» EXERCISE DETAILS: Your task is to reproduce, verbatim and without pictures, the lines from the opening of the listing through the line containing "from matplotlib.patches import Rectangle".

• • • •

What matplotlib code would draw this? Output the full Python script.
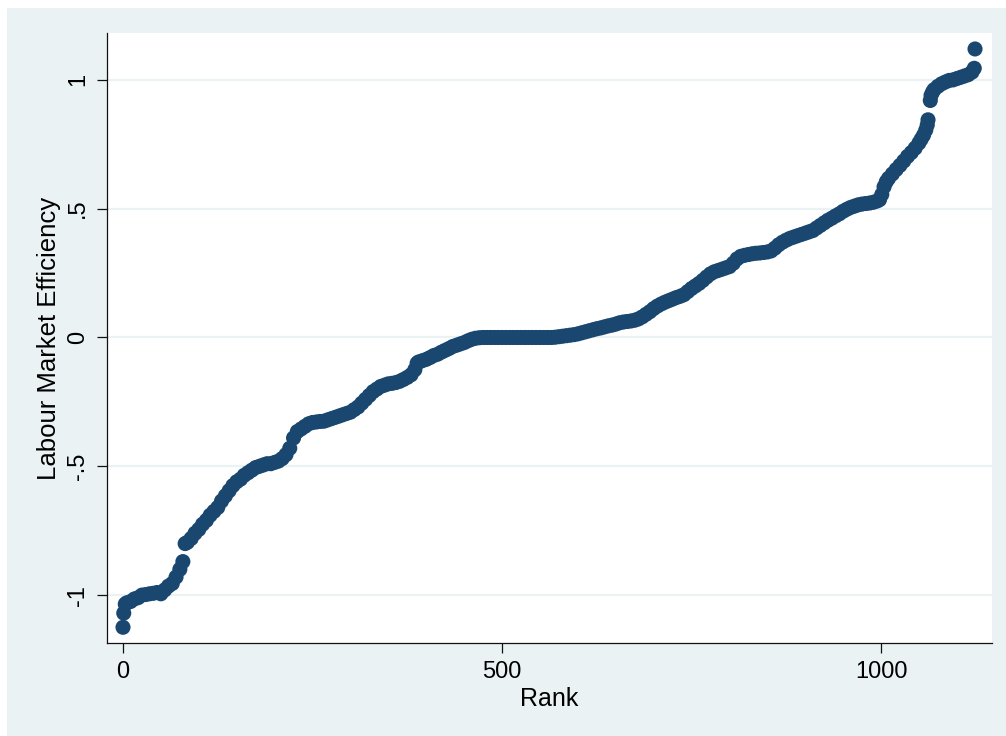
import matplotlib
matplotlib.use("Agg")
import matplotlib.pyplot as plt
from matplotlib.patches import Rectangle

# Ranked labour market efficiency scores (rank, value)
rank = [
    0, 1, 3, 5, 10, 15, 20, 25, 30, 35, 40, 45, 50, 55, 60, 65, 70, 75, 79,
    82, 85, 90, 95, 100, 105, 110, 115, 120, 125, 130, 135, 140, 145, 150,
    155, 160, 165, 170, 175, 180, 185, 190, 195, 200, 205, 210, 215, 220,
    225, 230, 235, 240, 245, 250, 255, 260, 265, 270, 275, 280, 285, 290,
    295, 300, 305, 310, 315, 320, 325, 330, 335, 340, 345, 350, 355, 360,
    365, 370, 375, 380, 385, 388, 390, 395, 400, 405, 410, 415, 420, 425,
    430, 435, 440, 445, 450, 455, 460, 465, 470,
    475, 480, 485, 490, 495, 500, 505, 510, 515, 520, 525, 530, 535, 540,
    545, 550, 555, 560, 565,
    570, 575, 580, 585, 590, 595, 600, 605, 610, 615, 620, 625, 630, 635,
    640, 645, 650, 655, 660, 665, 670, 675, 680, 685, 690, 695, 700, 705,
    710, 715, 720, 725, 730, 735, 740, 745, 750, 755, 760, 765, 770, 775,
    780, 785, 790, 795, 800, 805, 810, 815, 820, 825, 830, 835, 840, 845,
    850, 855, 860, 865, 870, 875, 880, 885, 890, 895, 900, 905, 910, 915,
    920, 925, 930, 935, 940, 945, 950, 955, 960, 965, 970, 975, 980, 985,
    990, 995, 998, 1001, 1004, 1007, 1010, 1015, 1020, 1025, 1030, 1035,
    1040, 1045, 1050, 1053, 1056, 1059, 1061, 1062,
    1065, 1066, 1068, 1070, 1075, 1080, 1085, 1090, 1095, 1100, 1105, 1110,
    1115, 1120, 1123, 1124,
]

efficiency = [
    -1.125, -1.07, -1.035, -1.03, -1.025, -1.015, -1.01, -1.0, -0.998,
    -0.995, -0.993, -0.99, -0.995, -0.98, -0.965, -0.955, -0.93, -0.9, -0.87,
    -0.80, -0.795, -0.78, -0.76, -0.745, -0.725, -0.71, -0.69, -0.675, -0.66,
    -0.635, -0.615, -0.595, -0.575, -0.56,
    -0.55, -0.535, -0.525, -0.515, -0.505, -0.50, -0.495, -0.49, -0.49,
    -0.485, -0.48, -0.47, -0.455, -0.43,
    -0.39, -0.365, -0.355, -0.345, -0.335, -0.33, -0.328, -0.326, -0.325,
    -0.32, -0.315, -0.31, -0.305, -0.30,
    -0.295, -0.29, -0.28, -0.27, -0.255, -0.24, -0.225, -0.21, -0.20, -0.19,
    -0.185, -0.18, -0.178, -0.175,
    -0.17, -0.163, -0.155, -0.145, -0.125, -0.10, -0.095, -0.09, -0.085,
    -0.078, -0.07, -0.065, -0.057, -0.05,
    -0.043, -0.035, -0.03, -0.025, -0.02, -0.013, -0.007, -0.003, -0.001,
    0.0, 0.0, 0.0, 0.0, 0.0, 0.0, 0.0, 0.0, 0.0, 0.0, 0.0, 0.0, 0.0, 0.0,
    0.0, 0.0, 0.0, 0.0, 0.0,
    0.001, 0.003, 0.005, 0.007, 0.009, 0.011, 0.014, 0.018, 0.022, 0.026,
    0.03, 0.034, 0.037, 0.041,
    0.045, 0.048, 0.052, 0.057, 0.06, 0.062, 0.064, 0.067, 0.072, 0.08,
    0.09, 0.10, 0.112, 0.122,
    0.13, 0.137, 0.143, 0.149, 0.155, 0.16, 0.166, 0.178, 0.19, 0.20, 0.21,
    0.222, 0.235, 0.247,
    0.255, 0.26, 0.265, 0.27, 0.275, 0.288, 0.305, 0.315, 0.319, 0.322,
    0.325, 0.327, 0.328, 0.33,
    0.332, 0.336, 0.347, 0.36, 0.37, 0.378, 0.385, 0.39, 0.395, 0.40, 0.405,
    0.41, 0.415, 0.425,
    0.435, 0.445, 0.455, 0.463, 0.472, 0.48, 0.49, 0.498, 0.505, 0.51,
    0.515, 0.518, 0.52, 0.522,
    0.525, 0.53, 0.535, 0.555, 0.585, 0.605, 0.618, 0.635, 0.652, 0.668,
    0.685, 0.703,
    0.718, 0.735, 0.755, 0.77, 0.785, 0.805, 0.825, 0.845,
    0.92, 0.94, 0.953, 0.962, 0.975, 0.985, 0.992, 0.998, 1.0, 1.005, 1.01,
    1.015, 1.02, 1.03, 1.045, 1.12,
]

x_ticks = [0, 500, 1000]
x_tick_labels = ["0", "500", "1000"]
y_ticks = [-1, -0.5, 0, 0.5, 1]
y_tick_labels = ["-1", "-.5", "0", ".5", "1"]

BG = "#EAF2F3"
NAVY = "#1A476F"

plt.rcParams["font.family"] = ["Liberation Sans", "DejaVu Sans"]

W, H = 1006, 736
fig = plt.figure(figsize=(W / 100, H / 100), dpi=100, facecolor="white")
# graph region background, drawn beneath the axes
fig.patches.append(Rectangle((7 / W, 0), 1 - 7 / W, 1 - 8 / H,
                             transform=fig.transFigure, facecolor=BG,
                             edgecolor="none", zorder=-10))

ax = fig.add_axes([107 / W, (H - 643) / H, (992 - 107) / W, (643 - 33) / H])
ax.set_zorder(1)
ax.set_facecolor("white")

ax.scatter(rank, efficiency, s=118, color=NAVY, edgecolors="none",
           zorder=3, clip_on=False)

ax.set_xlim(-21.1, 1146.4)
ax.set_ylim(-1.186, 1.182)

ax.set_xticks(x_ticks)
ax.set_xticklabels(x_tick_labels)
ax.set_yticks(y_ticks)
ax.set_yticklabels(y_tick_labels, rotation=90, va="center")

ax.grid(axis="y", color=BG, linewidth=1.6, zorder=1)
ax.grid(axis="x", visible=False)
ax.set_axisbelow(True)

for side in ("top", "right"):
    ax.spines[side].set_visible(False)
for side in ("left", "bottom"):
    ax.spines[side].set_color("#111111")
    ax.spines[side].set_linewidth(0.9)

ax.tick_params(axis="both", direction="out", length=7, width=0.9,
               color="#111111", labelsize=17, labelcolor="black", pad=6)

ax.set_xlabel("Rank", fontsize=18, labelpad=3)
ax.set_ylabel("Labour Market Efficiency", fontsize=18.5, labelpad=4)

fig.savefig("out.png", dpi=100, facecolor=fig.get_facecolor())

• • • •

» COMPLETED TASK:
What matplotlib code would draw this? Output the full Python script.
import matplotlib
matplotlib.use("Agg")
import matplotlib.pyplot as plt
from matplotlib.patches import Rectangle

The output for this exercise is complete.